In the records below, pick out all lines containing the word "this".

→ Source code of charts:

'''

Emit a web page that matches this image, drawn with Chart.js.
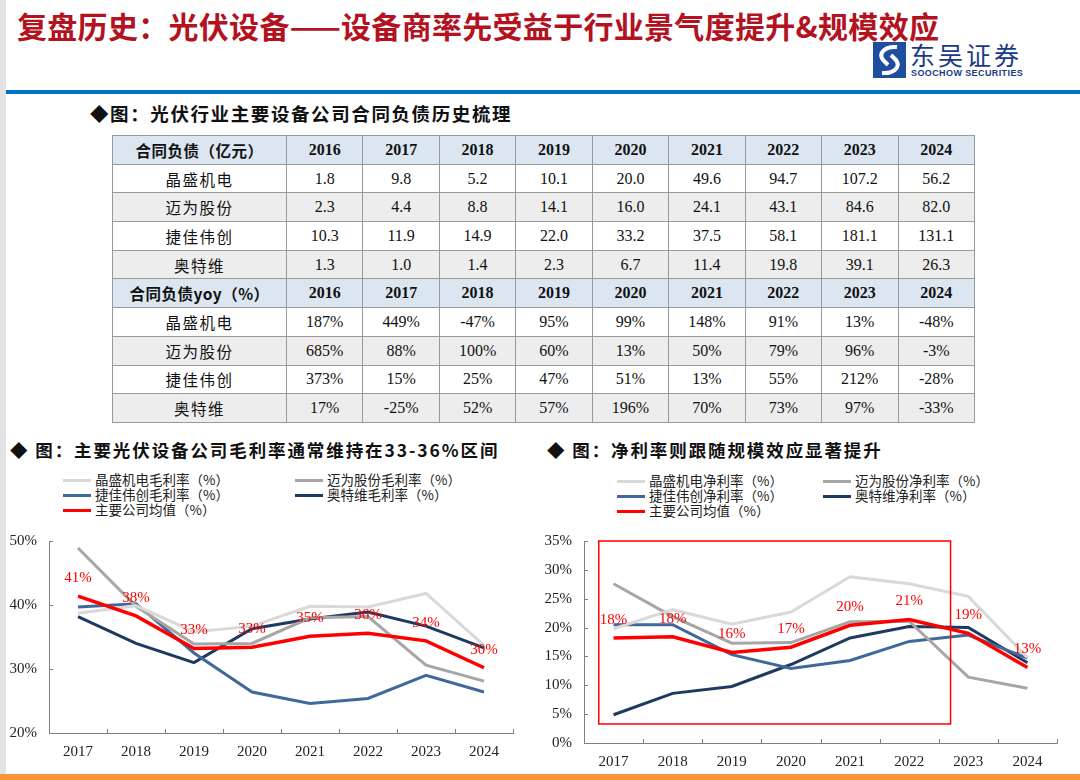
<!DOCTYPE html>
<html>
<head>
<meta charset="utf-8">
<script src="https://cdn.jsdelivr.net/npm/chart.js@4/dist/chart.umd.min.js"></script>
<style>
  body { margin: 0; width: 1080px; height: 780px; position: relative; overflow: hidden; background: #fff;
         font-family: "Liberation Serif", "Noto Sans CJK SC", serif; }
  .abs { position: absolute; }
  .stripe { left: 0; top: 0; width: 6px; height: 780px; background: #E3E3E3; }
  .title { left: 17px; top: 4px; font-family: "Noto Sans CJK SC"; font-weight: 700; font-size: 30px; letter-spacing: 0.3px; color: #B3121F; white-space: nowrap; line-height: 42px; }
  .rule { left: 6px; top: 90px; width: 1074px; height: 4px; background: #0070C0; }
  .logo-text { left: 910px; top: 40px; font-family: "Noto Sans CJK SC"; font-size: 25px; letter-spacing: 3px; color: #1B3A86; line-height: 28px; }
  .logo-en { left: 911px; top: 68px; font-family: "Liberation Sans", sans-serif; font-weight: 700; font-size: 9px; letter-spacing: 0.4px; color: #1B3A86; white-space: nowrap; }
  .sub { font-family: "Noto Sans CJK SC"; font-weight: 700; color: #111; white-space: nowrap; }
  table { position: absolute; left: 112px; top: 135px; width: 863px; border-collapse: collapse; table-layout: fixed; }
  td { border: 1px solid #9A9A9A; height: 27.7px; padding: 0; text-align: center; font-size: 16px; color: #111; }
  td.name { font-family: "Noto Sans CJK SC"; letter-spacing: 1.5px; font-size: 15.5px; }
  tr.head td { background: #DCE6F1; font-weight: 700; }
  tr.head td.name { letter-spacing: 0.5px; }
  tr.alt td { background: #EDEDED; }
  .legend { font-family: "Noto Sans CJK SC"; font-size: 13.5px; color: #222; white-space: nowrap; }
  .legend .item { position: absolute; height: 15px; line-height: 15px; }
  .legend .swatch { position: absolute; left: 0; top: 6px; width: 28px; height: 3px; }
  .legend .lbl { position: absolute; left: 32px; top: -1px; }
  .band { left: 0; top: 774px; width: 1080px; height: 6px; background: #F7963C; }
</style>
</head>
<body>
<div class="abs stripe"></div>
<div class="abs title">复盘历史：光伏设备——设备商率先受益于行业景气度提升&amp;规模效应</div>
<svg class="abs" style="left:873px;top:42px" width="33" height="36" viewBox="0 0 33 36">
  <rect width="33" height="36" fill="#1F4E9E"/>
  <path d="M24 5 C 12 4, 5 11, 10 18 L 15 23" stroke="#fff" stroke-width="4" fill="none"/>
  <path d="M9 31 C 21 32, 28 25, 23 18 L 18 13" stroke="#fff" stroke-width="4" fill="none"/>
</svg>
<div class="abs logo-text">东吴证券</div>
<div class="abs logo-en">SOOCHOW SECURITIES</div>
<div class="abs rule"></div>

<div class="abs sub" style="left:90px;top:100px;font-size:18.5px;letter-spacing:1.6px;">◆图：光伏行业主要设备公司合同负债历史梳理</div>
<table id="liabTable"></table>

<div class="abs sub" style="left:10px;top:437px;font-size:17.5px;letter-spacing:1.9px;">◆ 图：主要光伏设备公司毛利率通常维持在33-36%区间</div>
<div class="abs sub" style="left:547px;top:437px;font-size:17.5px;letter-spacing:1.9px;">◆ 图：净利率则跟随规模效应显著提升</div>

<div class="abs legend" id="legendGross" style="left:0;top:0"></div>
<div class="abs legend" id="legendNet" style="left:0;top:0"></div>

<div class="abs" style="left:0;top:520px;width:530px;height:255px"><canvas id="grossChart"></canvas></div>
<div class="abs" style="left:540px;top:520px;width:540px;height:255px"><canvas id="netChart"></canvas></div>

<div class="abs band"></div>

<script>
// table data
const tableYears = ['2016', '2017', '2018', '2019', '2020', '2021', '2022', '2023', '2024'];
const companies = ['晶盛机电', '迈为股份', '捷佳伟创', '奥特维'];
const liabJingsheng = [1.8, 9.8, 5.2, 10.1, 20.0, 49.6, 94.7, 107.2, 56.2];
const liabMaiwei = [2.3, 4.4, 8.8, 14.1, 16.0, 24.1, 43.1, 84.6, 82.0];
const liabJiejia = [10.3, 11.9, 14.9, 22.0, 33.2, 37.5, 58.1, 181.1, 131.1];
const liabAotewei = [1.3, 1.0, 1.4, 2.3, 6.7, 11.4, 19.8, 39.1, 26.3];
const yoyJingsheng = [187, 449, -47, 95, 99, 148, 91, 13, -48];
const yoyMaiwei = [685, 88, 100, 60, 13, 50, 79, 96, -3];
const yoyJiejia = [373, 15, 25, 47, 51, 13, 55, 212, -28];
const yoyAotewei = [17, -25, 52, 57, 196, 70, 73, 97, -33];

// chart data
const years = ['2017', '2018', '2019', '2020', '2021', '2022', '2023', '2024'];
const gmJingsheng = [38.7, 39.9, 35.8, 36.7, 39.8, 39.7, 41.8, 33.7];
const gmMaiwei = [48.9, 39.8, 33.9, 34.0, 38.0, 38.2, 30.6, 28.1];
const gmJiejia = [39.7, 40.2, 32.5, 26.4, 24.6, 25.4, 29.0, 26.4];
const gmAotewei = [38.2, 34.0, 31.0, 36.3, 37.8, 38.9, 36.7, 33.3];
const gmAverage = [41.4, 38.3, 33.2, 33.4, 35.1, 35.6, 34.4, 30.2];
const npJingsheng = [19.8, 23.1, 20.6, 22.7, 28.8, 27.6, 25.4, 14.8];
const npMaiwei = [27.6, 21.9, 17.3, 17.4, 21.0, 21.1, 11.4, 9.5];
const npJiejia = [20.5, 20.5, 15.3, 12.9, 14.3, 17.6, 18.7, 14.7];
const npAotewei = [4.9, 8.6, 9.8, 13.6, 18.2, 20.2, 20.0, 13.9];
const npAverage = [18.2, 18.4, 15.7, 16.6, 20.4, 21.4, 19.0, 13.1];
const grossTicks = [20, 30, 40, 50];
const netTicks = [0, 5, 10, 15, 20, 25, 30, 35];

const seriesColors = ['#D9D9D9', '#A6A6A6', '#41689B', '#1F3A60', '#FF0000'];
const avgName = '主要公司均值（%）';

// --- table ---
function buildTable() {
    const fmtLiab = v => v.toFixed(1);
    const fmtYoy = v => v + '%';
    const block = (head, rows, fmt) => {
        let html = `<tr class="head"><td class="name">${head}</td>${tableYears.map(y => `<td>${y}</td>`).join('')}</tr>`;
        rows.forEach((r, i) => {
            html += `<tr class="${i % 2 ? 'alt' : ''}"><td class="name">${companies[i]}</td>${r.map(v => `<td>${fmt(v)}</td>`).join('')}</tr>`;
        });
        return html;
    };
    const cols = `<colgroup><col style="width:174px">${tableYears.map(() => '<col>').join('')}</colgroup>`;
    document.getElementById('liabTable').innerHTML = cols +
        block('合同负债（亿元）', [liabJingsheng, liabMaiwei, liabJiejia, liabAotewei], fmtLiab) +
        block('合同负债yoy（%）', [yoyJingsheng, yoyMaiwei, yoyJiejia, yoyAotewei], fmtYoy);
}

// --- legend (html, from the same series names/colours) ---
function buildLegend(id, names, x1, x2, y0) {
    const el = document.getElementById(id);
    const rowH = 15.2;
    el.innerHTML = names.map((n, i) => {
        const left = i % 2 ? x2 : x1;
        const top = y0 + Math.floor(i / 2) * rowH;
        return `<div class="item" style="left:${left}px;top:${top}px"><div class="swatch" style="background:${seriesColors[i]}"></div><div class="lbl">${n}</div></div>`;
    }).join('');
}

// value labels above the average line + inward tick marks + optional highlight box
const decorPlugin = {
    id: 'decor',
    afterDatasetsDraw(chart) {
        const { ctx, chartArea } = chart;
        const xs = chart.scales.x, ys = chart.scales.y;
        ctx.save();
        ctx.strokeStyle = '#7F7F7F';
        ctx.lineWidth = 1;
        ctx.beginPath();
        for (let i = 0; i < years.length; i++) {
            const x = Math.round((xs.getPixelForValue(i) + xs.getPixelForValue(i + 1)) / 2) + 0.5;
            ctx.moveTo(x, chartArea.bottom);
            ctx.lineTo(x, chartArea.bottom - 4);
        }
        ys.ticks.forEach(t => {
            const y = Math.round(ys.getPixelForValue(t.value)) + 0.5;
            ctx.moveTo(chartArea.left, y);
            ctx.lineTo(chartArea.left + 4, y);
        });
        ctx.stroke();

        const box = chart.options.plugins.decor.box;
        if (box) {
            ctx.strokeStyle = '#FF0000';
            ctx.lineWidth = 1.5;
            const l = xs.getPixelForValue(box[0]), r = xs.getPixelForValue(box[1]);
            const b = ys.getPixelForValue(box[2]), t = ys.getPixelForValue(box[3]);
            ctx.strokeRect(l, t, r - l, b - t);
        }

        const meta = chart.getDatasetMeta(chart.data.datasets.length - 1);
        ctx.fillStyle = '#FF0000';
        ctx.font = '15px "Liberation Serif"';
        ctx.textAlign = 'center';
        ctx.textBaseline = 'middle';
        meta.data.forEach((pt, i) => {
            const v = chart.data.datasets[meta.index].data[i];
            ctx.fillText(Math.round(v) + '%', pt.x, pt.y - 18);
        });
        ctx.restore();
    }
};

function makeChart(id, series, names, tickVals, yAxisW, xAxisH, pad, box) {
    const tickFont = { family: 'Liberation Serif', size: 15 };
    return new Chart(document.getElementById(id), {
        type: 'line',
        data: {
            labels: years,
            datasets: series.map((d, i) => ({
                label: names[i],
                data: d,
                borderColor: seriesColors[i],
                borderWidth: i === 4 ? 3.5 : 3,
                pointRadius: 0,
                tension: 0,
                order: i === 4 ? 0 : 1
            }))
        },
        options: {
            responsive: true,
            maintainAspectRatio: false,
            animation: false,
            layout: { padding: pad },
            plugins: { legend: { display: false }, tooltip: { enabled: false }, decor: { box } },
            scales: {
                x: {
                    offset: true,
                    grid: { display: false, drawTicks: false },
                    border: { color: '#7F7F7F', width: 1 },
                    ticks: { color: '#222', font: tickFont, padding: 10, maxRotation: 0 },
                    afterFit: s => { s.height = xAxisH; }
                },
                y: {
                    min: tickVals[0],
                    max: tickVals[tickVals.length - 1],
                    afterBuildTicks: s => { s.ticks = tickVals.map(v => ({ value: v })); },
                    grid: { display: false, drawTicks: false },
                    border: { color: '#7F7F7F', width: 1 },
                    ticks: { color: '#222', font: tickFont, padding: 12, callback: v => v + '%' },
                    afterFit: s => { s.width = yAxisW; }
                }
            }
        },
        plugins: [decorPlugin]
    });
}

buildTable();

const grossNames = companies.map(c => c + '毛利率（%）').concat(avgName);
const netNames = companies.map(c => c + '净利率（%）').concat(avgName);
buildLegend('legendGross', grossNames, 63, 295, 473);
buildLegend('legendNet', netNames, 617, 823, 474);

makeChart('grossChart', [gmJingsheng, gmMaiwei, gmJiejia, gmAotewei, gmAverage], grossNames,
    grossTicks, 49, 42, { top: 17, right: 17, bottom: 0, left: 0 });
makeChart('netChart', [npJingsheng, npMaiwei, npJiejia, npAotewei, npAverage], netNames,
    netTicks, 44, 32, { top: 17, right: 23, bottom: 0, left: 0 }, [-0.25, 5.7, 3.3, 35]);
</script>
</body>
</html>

'''
'''

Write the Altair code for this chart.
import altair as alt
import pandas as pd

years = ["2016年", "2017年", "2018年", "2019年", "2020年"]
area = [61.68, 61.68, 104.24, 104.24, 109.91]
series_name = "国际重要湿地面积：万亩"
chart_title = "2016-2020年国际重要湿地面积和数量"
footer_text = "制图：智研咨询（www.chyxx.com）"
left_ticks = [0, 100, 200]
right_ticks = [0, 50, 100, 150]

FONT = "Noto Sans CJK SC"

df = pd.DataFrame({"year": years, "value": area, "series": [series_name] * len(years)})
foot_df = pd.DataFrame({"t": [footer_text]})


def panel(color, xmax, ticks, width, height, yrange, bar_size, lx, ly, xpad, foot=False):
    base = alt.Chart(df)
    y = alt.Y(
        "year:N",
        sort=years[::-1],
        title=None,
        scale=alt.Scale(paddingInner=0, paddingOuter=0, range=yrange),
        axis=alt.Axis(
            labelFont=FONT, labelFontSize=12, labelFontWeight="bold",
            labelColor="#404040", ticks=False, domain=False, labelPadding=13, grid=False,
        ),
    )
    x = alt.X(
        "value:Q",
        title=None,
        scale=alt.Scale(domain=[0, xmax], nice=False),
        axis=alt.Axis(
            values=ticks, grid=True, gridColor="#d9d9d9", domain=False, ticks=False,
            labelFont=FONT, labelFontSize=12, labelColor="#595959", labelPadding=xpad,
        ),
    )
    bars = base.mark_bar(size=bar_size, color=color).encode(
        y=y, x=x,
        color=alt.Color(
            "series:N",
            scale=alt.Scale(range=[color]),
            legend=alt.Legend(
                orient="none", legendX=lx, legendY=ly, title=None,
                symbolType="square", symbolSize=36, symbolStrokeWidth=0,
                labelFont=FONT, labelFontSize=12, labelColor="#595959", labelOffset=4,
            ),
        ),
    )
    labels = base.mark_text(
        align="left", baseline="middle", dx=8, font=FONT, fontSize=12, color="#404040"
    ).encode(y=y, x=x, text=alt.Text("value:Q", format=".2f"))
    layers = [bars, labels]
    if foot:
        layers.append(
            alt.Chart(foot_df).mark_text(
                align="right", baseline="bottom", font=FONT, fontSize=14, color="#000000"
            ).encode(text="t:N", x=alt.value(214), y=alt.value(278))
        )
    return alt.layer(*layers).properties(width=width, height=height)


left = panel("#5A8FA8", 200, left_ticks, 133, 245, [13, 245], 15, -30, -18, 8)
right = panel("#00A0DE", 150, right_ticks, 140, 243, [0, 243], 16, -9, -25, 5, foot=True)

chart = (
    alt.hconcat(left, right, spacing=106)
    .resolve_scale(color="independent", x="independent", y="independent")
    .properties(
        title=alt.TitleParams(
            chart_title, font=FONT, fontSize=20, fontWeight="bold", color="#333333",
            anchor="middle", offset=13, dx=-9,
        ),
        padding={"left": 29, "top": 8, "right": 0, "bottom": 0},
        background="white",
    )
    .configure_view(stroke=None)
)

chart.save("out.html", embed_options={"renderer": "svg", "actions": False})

'''

→ FINISHED ANSWER:
Emit a web page that matches this image, drawn with Chart.js.
Write the Altair code for this chart.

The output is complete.